Measure what fraction of tokens each rule removes. Any single rule removing more than roughly 15-20% of the corpus warrants extra scrutiny; it may be accurate but costly in coverage, or it may be over-triggering on legitimate content.

This is empirical but principled: you are not inventing thresholds from intuition, you are reading them from the data.

# Simplified pseudo-code for a threshold-calibration loop
for stat_name, compute_fn in candidate_stats:
    values_hq = [compute_fn(doc) for doc in high_quality_sample]
    values_raw = [compute_fn(doc) for doc in raw_crawl_sample]
    threshold = find_inflection(values_hq, values_raw)
    removal_rate = fraction_removed(raw_crawl, stat_name, threshold)
    if removal_rate < MAX_ACCEPTABLE_LOSS:
        pipeline.add_filter(stat_name, threshold)

When it falls down

Domain-inappropriate filters. A terminal-punctuation rule trained on news prose will aggressively discard code documentation, mathematical writing with display equations, and dialogue-heavy text. Every heuristic embeds assumptions about what "good text" looks like, and those assumptions are genre-specific.

Language mismatch. Filters calibrated on English Common Crawl perform poorly on morphologically rich languages (Turkish, Finnish) where word lengths and symbol ratios differ, and on code-switching documents that mix languages.

Adversarial content. Spam pages designed to pass quality classifiers often also pass heuristic filters: they use well-formed sentences with terminal punctuation and acceptable symbol ratios, they simply say nothing. Heuristic filters are first-pass noise removal, not semantic quality assessment.

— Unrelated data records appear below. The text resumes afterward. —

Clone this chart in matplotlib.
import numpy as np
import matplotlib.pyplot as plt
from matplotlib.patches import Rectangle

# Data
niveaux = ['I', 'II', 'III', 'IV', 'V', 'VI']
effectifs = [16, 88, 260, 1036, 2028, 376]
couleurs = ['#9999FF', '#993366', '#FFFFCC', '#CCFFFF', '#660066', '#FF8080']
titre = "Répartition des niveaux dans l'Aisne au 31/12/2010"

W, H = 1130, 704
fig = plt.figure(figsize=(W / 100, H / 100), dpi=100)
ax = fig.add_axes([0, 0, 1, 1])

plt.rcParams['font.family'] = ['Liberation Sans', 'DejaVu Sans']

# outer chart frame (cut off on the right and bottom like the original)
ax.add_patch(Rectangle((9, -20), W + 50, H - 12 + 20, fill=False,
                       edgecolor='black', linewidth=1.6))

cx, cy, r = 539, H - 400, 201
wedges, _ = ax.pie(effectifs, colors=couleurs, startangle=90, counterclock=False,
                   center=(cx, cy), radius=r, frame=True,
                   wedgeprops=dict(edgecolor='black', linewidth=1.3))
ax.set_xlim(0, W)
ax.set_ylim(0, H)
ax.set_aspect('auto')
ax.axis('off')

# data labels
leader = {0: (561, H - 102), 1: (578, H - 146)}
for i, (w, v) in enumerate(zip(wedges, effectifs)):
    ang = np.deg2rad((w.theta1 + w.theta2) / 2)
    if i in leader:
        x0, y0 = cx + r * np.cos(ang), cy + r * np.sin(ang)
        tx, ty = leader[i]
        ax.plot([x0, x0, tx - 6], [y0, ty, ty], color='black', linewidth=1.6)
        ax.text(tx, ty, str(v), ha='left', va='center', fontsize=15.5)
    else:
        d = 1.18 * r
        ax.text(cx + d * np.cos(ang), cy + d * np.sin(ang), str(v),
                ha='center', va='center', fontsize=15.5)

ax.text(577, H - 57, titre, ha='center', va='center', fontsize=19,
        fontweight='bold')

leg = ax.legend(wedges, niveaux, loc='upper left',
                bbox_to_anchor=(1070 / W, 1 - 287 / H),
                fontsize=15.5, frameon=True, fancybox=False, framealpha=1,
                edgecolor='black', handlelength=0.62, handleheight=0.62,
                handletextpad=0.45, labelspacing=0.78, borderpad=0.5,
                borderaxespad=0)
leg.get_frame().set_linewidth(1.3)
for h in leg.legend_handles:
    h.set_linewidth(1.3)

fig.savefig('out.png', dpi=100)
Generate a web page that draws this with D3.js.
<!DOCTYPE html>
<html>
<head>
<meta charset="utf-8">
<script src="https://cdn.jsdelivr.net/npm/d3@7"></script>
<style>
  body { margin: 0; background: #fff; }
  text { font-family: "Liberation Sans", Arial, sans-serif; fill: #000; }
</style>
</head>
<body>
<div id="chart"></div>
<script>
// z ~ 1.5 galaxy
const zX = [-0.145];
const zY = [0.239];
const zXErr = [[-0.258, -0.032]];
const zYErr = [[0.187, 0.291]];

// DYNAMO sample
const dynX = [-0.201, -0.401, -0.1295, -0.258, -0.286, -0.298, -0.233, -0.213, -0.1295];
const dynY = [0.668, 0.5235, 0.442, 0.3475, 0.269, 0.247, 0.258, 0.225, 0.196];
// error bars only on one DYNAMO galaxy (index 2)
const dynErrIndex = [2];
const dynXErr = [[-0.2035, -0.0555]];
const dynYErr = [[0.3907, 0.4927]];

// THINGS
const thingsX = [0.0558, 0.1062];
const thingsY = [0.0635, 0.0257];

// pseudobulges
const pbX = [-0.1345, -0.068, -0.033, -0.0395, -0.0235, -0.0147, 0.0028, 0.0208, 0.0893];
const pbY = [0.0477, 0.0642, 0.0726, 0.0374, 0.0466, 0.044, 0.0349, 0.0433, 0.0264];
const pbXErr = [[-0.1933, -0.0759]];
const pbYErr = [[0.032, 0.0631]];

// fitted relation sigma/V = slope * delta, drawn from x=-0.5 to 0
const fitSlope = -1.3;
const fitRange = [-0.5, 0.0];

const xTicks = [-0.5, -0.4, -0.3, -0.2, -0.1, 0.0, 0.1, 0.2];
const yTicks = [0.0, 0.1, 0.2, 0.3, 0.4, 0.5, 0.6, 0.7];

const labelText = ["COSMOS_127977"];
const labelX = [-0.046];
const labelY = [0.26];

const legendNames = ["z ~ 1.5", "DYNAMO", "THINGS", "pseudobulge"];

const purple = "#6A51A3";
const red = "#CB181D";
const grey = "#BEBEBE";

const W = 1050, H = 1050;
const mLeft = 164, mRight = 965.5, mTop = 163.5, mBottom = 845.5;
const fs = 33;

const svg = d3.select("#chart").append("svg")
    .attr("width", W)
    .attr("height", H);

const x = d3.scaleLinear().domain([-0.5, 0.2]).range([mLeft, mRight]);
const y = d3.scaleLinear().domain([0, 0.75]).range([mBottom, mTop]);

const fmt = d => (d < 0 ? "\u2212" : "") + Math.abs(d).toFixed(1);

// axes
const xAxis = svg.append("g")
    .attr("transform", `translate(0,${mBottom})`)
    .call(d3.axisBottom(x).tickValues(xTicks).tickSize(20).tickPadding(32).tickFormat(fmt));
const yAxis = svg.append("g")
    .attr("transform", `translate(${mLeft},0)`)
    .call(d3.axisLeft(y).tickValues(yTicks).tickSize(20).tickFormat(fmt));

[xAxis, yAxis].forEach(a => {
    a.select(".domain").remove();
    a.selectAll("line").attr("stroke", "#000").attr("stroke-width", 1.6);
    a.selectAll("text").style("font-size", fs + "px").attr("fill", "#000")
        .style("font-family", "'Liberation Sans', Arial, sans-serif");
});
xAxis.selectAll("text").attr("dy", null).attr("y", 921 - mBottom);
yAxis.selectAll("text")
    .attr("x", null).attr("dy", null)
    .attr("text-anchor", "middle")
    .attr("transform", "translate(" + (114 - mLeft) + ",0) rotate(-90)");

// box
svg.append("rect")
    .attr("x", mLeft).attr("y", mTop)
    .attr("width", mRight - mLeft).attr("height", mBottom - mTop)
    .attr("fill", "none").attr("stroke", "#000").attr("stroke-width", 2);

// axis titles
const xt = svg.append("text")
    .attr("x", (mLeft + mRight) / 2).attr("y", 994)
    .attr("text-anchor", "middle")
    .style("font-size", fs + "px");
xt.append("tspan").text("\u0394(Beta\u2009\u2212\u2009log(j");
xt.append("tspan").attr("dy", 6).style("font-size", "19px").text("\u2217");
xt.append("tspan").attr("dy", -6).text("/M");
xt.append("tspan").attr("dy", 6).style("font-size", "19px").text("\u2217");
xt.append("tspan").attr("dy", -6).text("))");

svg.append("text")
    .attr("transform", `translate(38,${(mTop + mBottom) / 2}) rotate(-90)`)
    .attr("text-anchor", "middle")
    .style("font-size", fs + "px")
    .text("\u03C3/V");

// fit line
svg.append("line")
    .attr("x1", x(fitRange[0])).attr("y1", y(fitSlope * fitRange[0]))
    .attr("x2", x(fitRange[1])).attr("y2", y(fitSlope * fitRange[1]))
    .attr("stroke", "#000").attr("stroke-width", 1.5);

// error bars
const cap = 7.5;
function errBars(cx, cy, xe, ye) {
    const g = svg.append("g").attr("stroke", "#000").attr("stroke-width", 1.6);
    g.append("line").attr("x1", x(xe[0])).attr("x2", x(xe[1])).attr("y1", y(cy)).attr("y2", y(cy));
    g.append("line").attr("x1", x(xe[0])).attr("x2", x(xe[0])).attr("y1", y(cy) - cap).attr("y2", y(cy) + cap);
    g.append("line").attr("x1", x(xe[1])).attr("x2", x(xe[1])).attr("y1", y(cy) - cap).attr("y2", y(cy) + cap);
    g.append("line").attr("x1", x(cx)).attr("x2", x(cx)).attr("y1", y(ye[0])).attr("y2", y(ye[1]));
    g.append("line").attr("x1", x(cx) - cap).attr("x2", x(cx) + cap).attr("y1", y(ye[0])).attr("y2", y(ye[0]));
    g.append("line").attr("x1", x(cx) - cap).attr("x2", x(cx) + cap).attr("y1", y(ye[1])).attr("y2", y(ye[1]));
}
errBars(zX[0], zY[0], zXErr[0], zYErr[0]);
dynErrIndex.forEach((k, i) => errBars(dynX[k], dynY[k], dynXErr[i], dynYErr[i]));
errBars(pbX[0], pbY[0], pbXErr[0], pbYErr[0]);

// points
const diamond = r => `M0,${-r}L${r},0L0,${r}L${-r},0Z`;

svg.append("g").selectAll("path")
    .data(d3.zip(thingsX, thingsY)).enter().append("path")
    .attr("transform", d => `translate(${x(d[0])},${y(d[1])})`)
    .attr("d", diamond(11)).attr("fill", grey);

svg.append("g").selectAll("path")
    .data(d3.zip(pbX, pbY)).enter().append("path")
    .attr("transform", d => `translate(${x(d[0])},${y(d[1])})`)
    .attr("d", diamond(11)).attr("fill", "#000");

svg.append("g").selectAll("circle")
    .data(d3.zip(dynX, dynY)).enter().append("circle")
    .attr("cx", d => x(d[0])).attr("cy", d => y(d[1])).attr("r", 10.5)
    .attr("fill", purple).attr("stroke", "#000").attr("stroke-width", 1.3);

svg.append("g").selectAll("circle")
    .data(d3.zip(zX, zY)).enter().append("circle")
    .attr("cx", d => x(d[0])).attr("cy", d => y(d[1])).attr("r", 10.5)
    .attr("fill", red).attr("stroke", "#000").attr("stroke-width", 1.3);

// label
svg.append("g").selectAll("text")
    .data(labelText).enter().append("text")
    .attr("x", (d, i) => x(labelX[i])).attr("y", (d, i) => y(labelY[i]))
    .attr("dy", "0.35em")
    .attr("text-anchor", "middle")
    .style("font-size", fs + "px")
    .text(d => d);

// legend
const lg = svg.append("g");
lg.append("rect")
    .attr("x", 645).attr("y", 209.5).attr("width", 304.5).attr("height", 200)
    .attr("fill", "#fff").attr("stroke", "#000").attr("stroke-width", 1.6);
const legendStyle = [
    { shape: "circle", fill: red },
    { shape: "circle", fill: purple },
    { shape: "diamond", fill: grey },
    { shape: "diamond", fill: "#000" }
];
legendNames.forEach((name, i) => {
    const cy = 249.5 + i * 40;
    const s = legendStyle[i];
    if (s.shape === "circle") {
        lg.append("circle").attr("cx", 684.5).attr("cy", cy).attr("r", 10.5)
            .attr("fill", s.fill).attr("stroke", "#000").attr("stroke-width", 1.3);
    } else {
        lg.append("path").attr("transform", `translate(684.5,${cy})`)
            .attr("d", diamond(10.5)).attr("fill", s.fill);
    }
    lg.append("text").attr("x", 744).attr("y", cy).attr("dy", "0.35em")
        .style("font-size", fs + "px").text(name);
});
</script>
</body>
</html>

Correlated false positives. Multiple filters compounding on the same corpus can have surprising joint removal rates. If filter A removes 10% of documents and filter B removes 12%, and they are correlated (both fire on short pages), their union might remove only 14% rather than the naive 22%. Measuring filter overlap is essential before deploying a multi-rule pipeline.

Threshold brittleness across crawl snapshots. Common Crawl content distribution shifts over time. A threshold calibrated on a 2020 crawl may over-trigger on a 2024 crawl where the web itself has changed (more JavaScript-heavy SPAs, different boilerplate patterns). Pipelines that do not re-calibrate across snapshots risk quietly degrading corpus quality.